Listening to TIDAL via LDAC, I found the DEVA Pro to have a pleasantly neutral tonal balance. They don’t have the pumped-up highs or boosted bass you hear in many headphones nowadays, which was satisfying.

Despite this, the DEVA Pro avoids sounding boring. They still have a nice depth to the bass and a nice clean midrange. They are a little rolled off up top, but not to the point of being overly dull or muddy. That said, if you like a lot of sparkle in the presence region, you may find them a little dark.

In addition, they lack a little mid-bass punch, something which is par for the course with Planar headphones. Planars will probably never compete with dynamic headphones in this area.

For me, I could’ve done with a touch more emphasis in the presence region, but I think I may prefer it to the slightly higher upper mid tuning in the Sundara. YMMV.

On the other hand, I wouldn’t say the DEVA Pro is on the same level as the Sundara in terms of detail, mainly due to the treble roll-off. That said, there is still some good detail in the central mids down to the midbass, so these headphones still manage to be engaging on many levels.

For example, listening to Carey Bell’s “Sweet Little Woman,” I liked the air in the presentation, along with the clarity of the vocal. I also liked the naturalness of the guitar and harmonica.
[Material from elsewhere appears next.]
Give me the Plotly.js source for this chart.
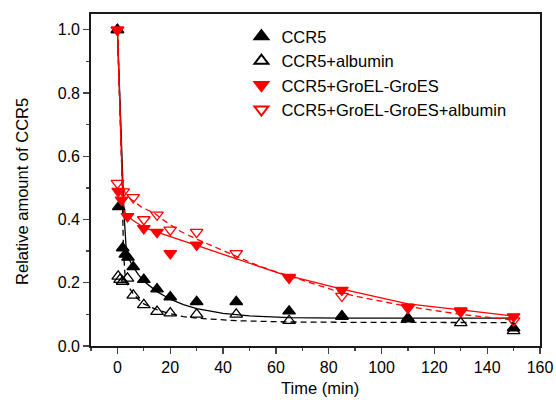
<!DOCTYPE html>
<html>
<head>
<meta charset="utf-8">
<script src="https://cdn.plot.ly/plotly-3.0.1.min.js"></script>
<style>html,body{margin:0;padding:0;background:#fff}#chart{width:556px;height:402px}</style>
</head>
<body>
<div id="chart"></div>
<script>
// Measured data
var ccr5X = [0, 0.5, 2, 3, 4, 6, 10, 15, 20, 30, 45, 65, 85, 110, 150];
var ccr5Y = [1.0, 0.44, 0.31, 0.29, 0.28, 0.25, 0.21, 0.18, 0.155, 0.14, 0.14, 0.11, 0.095, 0.085, 0.057];

var albX = [0, 0.3, 1, 2, 3.8, 6, 10, 15, 20, 30, 45, 65, 85, 110, 130, 150];
var albY = [1.0, 0.22, 0.21, 0.204, 0.214, 0.16, 0.13, 0.109, 0.104, 0.1, 0.1, 0.08, 0.093, 0.088, 0.073, 0.048];

var groX = [0, 0.3, 1.6, 3.8, 10, 15, 20, 30, 65, 85, 110, 130, 150];
var groY = [1.0, 0.49, 0.462, 0.41, 0.372, 0.36, 0.293, 0.32, 0.215, 0.177, 0.124, 0.112, 0.093];

var groAlbX = [0, 0, 2.2, 6, 10, 15, 20, 30, 45, 65, 85, 110, 130, 150];
var groAlbY = [1.0, 0.515, 0.488, 0.47, 0.40, 0.415, 0.367, 0.36, 0.293, 0.218, 0.158, 0.12, 0.108, 0.08];

// Fit curves
var fitCcr5X = [0, 1.5, 2.5, 3.3, 4, 5, 6, 8, 10, 15, 20, 25, 30, 40, 50, 65, 85, 110, 150];
var fitCcr5Y = [1.0, 0.62, 0.42, 0.31, 0.285, 0.265, 0.25, 0.225, 0.205, 0.172, 0.148, 0.131, 0.118, 0.103, 0.095, 0.09, 0.088, 0.088, 0.088];

var fitAlbX = [0, 1.5, 2.3, 3, 4, 6, 8, 10, 15, 20, 25, 30, 45, 65, 85, 110, 150];
var fitAlbY = [1.0, 0.62, 0.3, 0.21, 0.19, 0.165, 0.147, 0.133, 0.115, 0.102, 0.093, 0.088, 0.08, 0.076, 0.075, 0.075, 0.074];

var fitGroX = [0, 1.5, 2.1, 3, 4, 6, 10, 15, 20, 24, 30, 45, 62, 85, 110, 130, 150];
var fitGroY = [1.0, 0.62, 0.45, 0.42, 0.41, 0.397, 0.375, 0.36, 0.345, 0.335, 0.318, 0.275, 0.228, 0.18, 0.133, 0.114, 0.095];

var fitGroAlbX = [0, 1.2, 1.8, 3, 5, 9, 14, 18, 24, 30, 38, 45, 53, 60, 65, 85, 91, 110, 130, 150];
var fitGroAlbY = [1.0, 0.7, 0.52, 0.48, 0.465, 0.44, 0.42, 0.395, 0.362, 0.338, 0.31, 0.285, 0.255, 0.235, 0.222, 0.168, 0.156, 0.125, 0.1, 0.082];

var names = ['CCR5', 'CCR5+albumin', 'CCR5+GroEL-GroES', 'CCR5+GroEL-GroES+albumin'];
var xTitle = 'Time (min)';
var yTitle = 'Relative amount of CCR5';

function fit(x, y, color, dash) {
  return {x: x, y: y, mode: 'lines', type: 'scatter', showlegend: false, hoverinfo: 'skip',
    line: {color: color, width: 1.3, dash: dash, shape: 'linear'}};
}
function pts(x, y, name, symbol, color) {
  return {x: x, y: y, mode: 'markers', type: 'scatter', name: name,
    marker: {symbol: symbol, size: 11, color: color, line: {color: color, width: 1.3}}};
}

var data = [
  fit(fitCcr5X, fitCcr5Y, '#000', 'solid'),
  fit(fitAlbX, fitAlbY, '#000', '6px,4px'),
  fit(fitGroX, fitGroY, '#ff0000', 'solid'),
  fit(fitGroAlbX, fitGroAlbY, '#ff0000', '6px,4px'),
  pts(ccr5X, ccr5Y, names[0], 'triangle-up', '#000'),
  pts(albX, albY, names[1], 'triangle-up-open', '#000'),
  pts(groX, groY, names[2], 'triangle-down', '#ff0000'),
  pts(groAlbX, groAlbY, names[3], 'triangle-down-open', '#ff0000')
];

var layout = {
  width: 556, height: 402,
  margin: {l: 91, r: 16, t: 14, b: 56},
  paper_bgcolor: '#fff', plot_bgcolor: '#fff',
  font: {family: 'Arial, "Liberation Sans", sans-serif', size: 16, color: '#000'},
  showlegend: true,
  legend: {x: 0.335, y: 0.985, xanchor: 'left', yanchor: 'top', bgcolor: 'rgba(0,0,0,0)',
    font: {size: 16.5}, tracegroupgap: 0, itemsizing: 'constant'},
  xaxis: {
    range: [-10, 160], tick0: 0, dtick: 20, ticks: 'outside', ticklen: 6, tickwidth: 1.3,
    showline: true, mirror: true, linecolor: '#1a1a1a', linewidth: 1.8, showgrid: false, zeroline: false,
    minor: {dtick: 10, tick0: 0, ticks: 'outside', ticklen: 3, tickwidth: 1.3, showgrid: false}
  },
  yaxis: {
    range: [0, 1.05], tick0: 0, dtick: 0.2, tickformat: '.1f', ticks: 'outside', ticklen: 6, tickwidth: 1.3,
    showline: true, mirror: true, linecolor: '#1a1a1a', linewidth: 1.8, showgrid: false, zeroline: false,
    minor: {dtick: 0.1, tick0: 0, ticks: 'outside', ticklen: 3, tickwidth: 1.3, showgrid: false}
  },
  annotations: [
    {text: xTitle, xref: 'paper', yref: 'paper', x: 0.51, y: -0.1265, xanchor: 'center', yanchor: 'middle',
      showarrow: false, font: {size: 16.5}},
    {text: yTitle, xref: 'paper', yref: 'paper', x: -0.1537, y: 0.467, xanchor: 'center', yanchor: 'middle',
      textangle: -90, showarrow: false, font: {size: 16.5}}
  ]
};

Plotly.newPlot('chart', data, layout, {displayModeBar: false, staticPlot: true});
</script>
</body>
</html>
While the soundstage isn’t very wide, it’s spacious, and the imaging is credible. The placement of instruments are nice.

Conversely, I didn’t hear a remarkable amount of depth or resolution in these headphones. Still, it’s the best I’ve probably heard in a wireless headphone outside of Hifiman’s own Ananda BT, which is truly remarkable in terms of Bluetooth headphones. While the Sundara isn’t as smooth as the DEVA Pro, it bests them in these two categories.

The DEVA Pro’s dynamics are also a little bit softer than the Sundara. Drums just don’t hit as hard, nor do you get the transitions from loud to soft as you do on the older headphone. That’s not to say the DEVA Pro’s dynamics are bad, as they do drive the rhythm sufficiently well, but just not as well as their stablemate.

The Wrap Up

In conclusion, I really liked the Hifiman DEVA Pro. It’s a well-built set of cans that are relatively comfortable, sounds decent, and is very flexible when it comes to connectivity.

Even though they come in around the same price as the Hifiman Sundara, the Sundara is a more detailed and resolving headphone with a bigger soundstage. But that makes sense when you figure in the cost of the DAC/Bluetooth module, which is included in the box.

That said, some may prefer the DEVA Pro’s sound since it’s more laid back in the upper midrange. At the end of the day, the DEVA Pro is the best wireless audiophile headphone I’ve heard outside of Hifiman’s own ANANDA-BT, which is bulkier and more expensive.